Rast’ ich, so rost’ ich – Sigrid Viir »False Vacationer«

Sigrid Viir deckt in der Ausstellung »False Vacationer« die Unter­grabung von Freizeit durch ein System auf, das den Selbst­optimierungs­wahn und verdeckte Arbeit fördert. Präzise und gewitzt wird das Streben nach ständigem Fortschritt hinterfragt. Ein Plädoyer für reuelosen Müßiggang.

© Sigrid Viir »Destination Superlative«, 2019, Foto: Simon Veres

Beim false vacationer verschwimmen die Grenzen zwischen Arbeitszeit und Freizeit. Das Office wird zum Home­office, der Urlaub wird zum Power-Nap. Sigrid Viir greift damit einen ganz aktuellen Diskurs auf und analysiert in einer reduzierten, aber intelligent pointierten Neuauflage ihrer Ausstellung von 2019 (EKKM, Tallin) die Implikationen eines Arbeitskults, der an welt­anschauliche und lebens­philosophische Grundsätze gebunden ist. Es stellt sich nicht nur die Frage nach dem Verhältnis von Leben und Arbeit, sondern auch nach der Möglichkeit einer Loslösung vom ewigen Schaffens­druck der Konsum- und Produktions­gesellschaft.

Der Begriff ist Roland Barthes »The Writer on Holiday« (1954) entlehnt: Hier scheint die Figur des false vacationers, ein Schriftsteller, weder je zu arbeiten, noch zu ruhen. Sogar am Strand liest er noch Bücher. Er ist ein false worker und also ein false vacationer. Was hier noch auf einige wenige, vor allem kreative und von der Bourgeoisie romantisierte Berufe zutraf, ist mittlerweile Realität großer Teile dessen was »zeit­genössische Arbeit« ausmacht: Flexibilität und Verfügbarkeit, Eigen­verantwortung, unbezahlte Arbeit und Identifikation mit dem Job. Gleicher­maßen ist auch der »zeit­genössische Urlaub« betroffen, der zielorientiert in Angriff genommen wird, sei es als konsumgesteuerte Schnitzeljagd auf gute Fotos zur Profilierung und Bereicherung oder als explizite Verweigerung des Produktionszwangs.

Verzwickte Tragik

Als Analyse des Problems liefert Viir eine schematische Darstellung der passenden Stichworte in einem Diagramm (»Souvenirs of the False Vacationer«, 2019). Die Einhaltung sachlicher Distanz lässt die verzwickte Tragik des Konflikts fast komisch erscheinen: Wie lässt sich Urlaub mit einem ökologischen Bewusst­sein gestalten? Wie der Ausbeutung des eigenen Arbeits­ethos und sozialen Engagements entgehen?
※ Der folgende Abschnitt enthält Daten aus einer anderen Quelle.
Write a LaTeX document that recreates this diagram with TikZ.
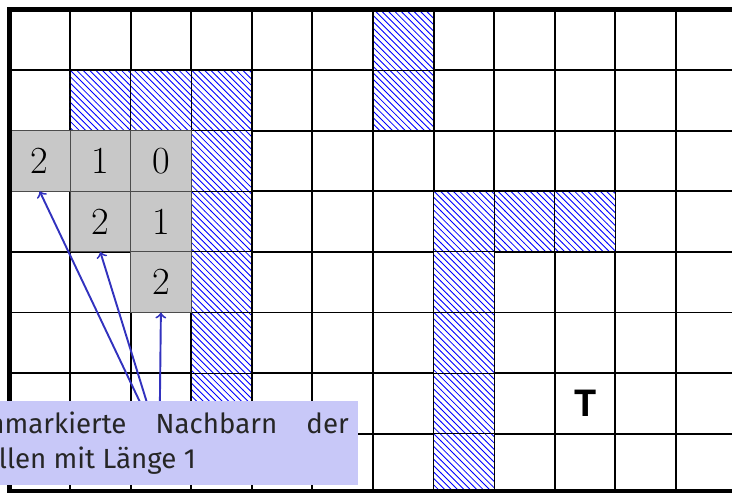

Die Arbeit »Destination Superlative« (2019) überspitzt das Fotografieren, das so eng mit der Idee von Urlaub verkuppelt ist, zur endlosen und sinnentleerten, kitschigen korinthischen Säule vor dem Farbverlauf eines Abendhimmels aus dem Grafik­programm. Fotografieren als unreflektierte Reaktion auf Arbeits­losigkeit und Form der Aneignung der Welt (Susan Sontag, »On Photography«, 1977). Bei aller Sensibilität, die sich die Ausstellung für subtile Zwischentöne innerhalb der Vereinbarung eines Arbeitsauftrags und Schaffensdrangs (Stichwort: Berufung) mit der Idee der Selbst­genüg­samkeit des Lebens beibehält – das ist ein beißender Kommentar der zeitgenössischen Kultur: Office is not a place – it’s a feeling.

Sigrid Viir studierte Fotografie und Medien­kunst an der Estnischen Kunst­akademie und der Hochschule für Gestaltung in Karlsruhe. Ihre Arbeit wurde mehrfach ausgezeichnet. Die Ausstellung »False Vacationer«, kuratiert von Maarin Murky, war 2019 im EKKM in Tallinn zu sehen und ist es nun in kleinerem Umfang bis zum 23. Dezember bei Koenig2 by_robbygreif in Wien.

Unsere Heftrubrik »Golden Frame« ist jeweils einem Werk zeitgenössischer Kunst gewidmet. In The Gap 190 ist dies: »Destination Superlative« von Sigrid Viir.